On the capital front, in November 2025, Canaan secured a total of $72 million in strategic investment from institutions including BH Digital and Galaxy Digital, intended to strengthen its balance sheet and fund infrastructure expansion. In December of the same year, the company's board approved a $30 million share repurchase plan, attempting to signal confidence to the market.
However, its stock price trend shows the market has not bought into this narrative.
Summary
Canaan's difficulties are a microcosm of the broader crypto mining winter.

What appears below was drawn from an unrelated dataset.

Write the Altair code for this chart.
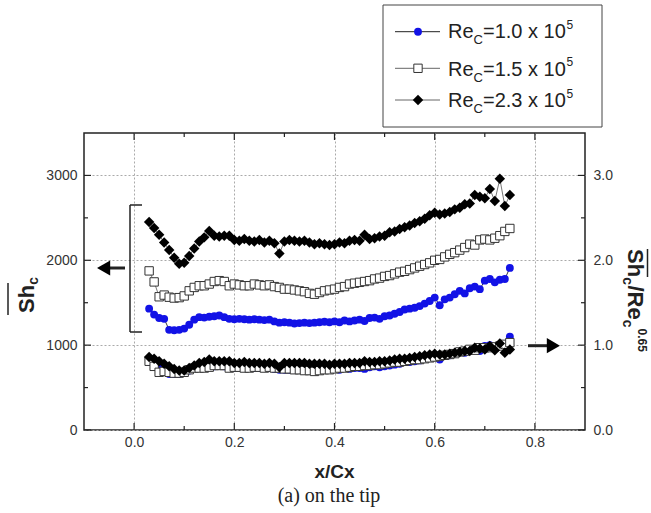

Since 2025, the narrative surrounding the crypto industry in global capital markets has shifted significantly. With the explosion in demand for AI computing power, much of the capital previously directed towards mining machines and mining operations has pivoted to AI data centers and high-performance computing (HPC). Miners have begun migrating computing power to AI projects, directly compressing the demand space for Bitcoin mining machines.
A deeper challenge lies in the sustainability of the business model. As an ASIC chip design company, Canaan needs continuous R&D investment to maintain product competitiveness.
From a broader perspective, Canaan is undergoing a brutal process of de-bubbling. At its IPO in 2019, the company enjoyed a high valuation based on its status as the first blockchain stock. Today, the market no longer pays for the concept but demands tangible cash flow and profitability.
Until the next Bitcoin bull cycle arrives, profitability for mining companies will remain under pressure. Canaan Technology must prove within the next 6 months that it possesses the ability to navigate through this cycle.